■ **Data block**:
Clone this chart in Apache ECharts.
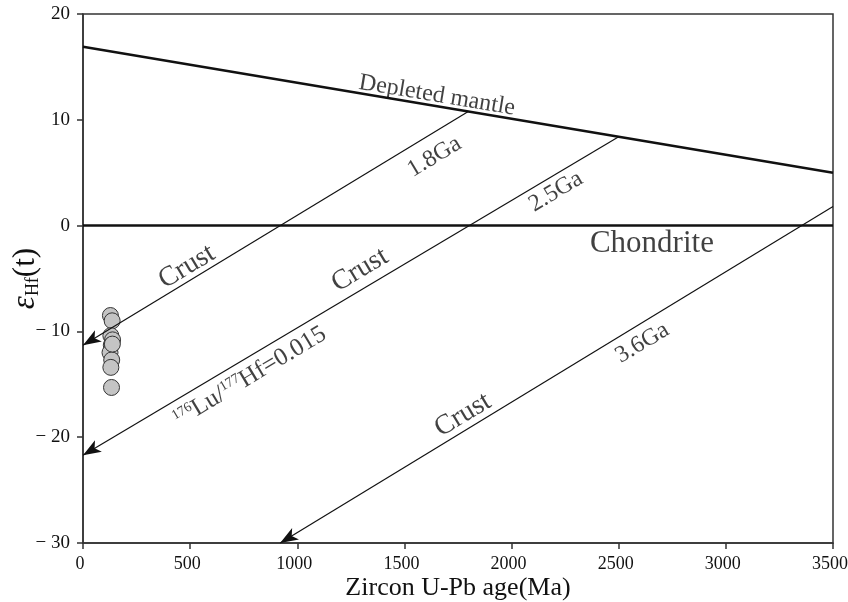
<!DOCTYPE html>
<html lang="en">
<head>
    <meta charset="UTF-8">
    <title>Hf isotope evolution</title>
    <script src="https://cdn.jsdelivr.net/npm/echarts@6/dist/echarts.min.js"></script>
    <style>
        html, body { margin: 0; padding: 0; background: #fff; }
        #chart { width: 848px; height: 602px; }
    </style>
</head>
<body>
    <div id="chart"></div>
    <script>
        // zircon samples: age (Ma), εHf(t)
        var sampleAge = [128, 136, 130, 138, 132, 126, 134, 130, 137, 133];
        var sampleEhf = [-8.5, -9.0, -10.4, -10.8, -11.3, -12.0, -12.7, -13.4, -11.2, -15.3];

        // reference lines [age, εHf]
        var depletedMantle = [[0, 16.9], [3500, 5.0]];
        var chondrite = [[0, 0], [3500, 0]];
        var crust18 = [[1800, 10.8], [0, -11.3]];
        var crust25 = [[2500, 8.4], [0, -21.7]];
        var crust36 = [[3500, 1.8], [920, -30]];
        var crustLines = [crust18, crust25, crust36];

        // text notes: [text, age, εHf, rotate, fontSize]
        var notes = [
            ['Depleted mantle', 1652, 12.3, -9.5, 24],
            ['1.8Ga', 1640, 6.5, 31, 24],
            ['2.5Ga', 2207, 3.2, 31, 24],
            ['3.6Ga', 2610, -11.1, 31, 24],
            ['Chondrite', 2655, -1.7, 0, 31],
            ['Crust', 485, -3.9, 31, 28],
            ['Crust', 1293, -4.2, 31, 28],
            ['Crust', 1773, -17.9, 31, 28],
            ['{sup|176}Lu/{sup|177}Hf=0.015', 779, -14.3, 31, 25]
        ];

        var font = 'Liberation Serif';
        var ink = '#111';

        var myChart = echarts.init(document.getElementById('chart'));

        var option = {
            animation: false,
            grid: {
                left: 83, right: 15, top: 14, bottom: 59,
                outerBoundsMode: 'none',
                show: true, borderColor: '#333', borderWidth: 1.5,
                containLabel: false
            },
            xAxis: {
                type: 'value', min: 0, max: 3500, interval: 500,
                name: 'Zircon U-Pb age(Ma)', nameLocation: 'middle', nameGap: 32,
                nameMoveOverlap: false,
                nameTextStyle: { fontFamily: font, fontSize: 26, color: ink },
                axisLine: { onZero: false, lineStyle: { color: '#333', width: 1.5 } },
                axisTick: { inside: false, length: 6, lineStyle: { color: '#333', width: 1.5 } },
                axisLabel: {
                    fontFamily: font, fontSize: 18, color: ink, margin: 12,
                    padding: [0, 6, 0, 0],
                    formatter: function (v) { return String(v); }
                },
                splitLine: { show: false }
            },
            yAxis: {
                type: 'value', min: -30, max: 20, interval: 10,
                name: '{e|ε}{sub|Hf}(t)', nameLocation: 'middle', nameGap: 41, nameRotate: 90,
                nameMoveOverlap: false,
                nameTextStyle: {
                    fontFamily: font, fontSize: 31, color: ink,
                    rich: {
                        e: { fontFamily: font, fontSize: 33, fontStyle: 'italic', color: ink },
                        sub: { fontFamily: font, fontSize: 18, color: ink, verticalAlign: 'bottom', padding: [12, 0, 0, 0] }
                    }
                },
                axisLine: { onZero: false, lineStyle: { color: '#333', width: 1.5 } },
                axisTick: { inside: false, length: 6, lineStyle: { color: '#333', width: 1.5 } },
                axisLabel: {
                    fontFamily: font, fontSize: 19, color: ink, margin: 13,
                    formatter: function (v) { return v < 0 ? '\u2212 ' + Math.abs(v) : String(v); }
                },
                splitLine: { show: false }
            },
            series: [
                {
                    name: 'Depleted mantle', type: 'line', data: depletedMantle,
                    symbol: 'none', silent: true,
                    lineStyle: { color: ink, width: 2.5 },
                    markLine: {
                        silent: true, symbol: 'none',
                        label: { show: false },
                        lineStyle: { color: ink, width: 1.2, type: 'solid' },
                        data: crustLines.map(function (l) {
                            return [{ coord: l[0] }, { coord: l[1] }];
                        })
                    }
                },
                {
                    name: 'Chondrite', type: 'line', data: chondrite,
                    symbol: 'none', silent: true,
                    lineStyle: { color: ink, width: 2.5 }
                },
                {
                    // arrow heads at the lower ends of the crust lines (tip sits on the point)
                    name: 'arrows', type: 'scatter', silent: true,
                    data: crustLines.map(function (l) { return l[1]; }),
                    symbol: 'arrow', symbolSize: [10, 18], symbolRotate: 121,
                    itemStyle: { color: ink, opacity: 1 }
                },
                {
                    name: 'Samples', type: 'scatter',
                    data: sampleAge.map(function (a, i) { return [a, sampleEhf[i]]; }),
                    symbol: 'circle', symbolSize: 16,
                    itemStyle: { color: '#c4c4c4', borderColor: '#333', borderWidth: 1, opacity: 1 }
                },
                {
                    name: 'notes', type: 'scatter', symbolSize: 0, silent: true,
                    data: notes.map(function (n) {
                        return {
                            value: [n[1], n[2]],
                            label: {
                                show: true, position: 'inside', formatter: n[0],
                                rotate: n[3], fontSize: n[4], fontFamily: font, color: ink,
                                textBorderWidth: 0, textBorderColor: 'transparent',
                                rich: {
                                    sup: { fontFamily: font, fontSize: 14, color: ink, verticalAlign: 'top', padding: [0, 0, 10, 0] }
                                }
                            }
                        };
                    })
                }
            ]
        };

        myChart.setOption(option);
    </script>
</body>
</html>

■ **Exercise goal**:
Without the pictures, output the full listing exactly as it stands.

■ **Expected output**:
Clone this chart in Apache ECharts.
<!DOCTYPE html>
<html lang="en">
<head>
    <meta charset="UTF-8">
    <title>Hf isotope evolution</title>
    <script src="https://cdn.jsdelivr.net/npm/echarts@6/dist/echarts.min.js"></script>
    <style>
        html, body { margin: 0; padding: 0; background: #fff; }
        #chart { width: 848px; height: 602px; }
    </style>
</head>
<body>
    <div id="chart"></div>
    <script>
        // zircon samples: age (Ma), εHf(t)
        var sampleAge = [128, 136, 130, 138, 132, 126, 134, 130, 137, 133];
        var sampleEhf = [-8.5, -9.0, -10.4, -10.8, -11.3, -12.0, -12.7, -13.4, -11.2, -15.3];

        // reference lines [age, εHf]
        var depletedMantle = [[0, 16.9], [3500, 5.0]];
        var chondrite = [[0, 0], [3500, 0]];
        var crust18 = [[1800, 10.8], [0, -11.3]];
        var crust25 = [[2500, 8.4], [0, -21.7]];
        var crust36 = [[3500, 1.8], [920, -30]];
        var crustLines = [crust18, crust25, crust36];

        // text notes: [text, age, εHf, rotate, fontSize]
        var notes = [
            ['Depleted mantle', 1652, 12.3, -9.5, 24],
            ['1.8Ga', 1640, 6.5, 31, 24],
            ['2.5Ga', 2207, 3.2, 31, 24],
            ['3.6Ga', 2610, -11.1, 31, 24],
            ['Chondrite', 2655, -1.7, 0, 31],
            ['Crust', 485, -3.9, 31, 28],
            ['Crust', 1293, -4.2, 31, 28],
            ['Crust', 1773, -17.9, 31, 28],
            ['{sup|176}Lu/{sup|177}Hf=0.015', 779, -14.3, 31, 25]
        ];

        var font = 'Liberation Serif';
        var ink = '#111';

        var myChart = echarts.init(document.getElementById('chart'));

        var option = {
            animation: false,
            grid: {
                left: 83, right: 15, top: 14, bottom: 59,
                outerBoundsMode: 'none',
                show: true, borderColor: '#333', borderWidth: 1.5,
                containLabel: false
            },
            xAxis: {
                type: 'value', min: 0, max: 3500, interval: 500,
                name: 'Zircon U-Pb age(Ma)', nameLocation: 'middle', nameGap: 32,
                nameMoveOverlap: false,
                nameTextStyle: { fontFamily: font, fontSize: 26, color: ink },
                axisLine: { onZero: false, lineStyle: { color: '#333', width: 1.5 } },
                axisTick: { inside: false, length: 6, lineStyle: { color: '#333', width: 1.5 } },
                axisLabel: {
                    fontFamily: font, fontSize: 18, color: ink, margin: 12,
                    padding: [0, 6, 0, 0],
                    formatter: function (v) { return String(v); }
                },
                splitLine: { show: false }
            },
            yAxis: {
                type: 'value', min: -30, max: 20, interval: 10,
                name: '{e|ε}{sub|Hf}(t)', nameLocation: 'middle', nameGap: 41, nameRotate: 90,
                nameMoveOverlap: false,
                nameTextStyle: {
                    fontFamily: font, fontSize: 31, color: ink,
                    rich: {
                        e: { fontFamily: font, fontSize: 33, fontStyle: 'italic', color: ink },
                        sub: { fontFamily: font, fontSize: 18, color: ink, verticalAlign: 'bottom', padding: [12, 0, 0, 0] }
                    }
                },
                axisLine: { onZero: false, lineStyle: { color: '#333', width: 1.5 } },
                axisTick: { inside: false, length: 6, lineStyle: { color: '#333', width: 1.5 } },
                axisLabel: {
                    fontFamily: font, fontSize: 19, color: ink, margin: 13,
                    formatter: function (v) { return v < 0 ? '\u2212 ' + Math.abs(v) : String(v); }
                },
                splitLine: { show: false }
            },
            series: [
                {
                    name: 'Depleted mantle', type: 'line', data: depletedMantle,
                    symbol: 'none', silent: true,
                    lineStyle: { color: ink, width: 2.5 },
                    markLine: {
                        silent: true, symbol: 'none',
                        label: { show: false },
                        lineStyle: { color: ink, width: 1.2, type: 'solid' },
                        data: crustLines.map(function (l) {
                            return [{ coord: l[0] }, { coord: l[1] }];
                        })
                    }
                },
                {
                    name: 'Chondrite', type: 'line', data: chondrite,
                    symbol: 'none', silent: true,
                    lineStyle: { color: ink, width: 2.5 }
                },
                {
                    // arrow heads at the lower ends of the crust lines (tip sits on the point)
                    name: 'arrows', type: 'scatter', silent: true,
                    data: crustLines.map(function (l) { return l[1]; }),
                    symbol: 'arrow', symbolSize: [10, 18], symbolRotate: 121,
                    itemStyle: { color: ink, opacity: 1 }
                },
                {
                    name: 'Samples', type: 'scatter',
                    data: sampleAge.map(function (a, i) { return [a, sampleEhf[i]]; }),
                    symbol: 'circle', symbolSize: 16,
                    itemStyle: { color: '#c4c4c4', borderColor: '#333', borderWidth: 1, opacity: 1 }
                },
                {
                    name: 'notes', type: 'scatter', symbolSize: 0, silent: true,
                    data: notes.map(function (n) {
                        return {
                            value: [n[1], n[2]],
                            label: {
                                show: true, position: 'inside', formatter: n[0],
                                rotate: n[3], fontSize: n[4], fontFamily: font, color: ink,
                                textBorderWidth: 0, textBorderColor: 'transparent',
                                rich: {
                                    sup: { fontFamily: font, fontSize: 14, color: ink, verticalAlign: 'top', padding: [0, 0, 10, 0] }
                                }
                            }
                        };
                    })
                }
            ]
        };

        myChart.setOption(option);
    </script>
</body>
</html>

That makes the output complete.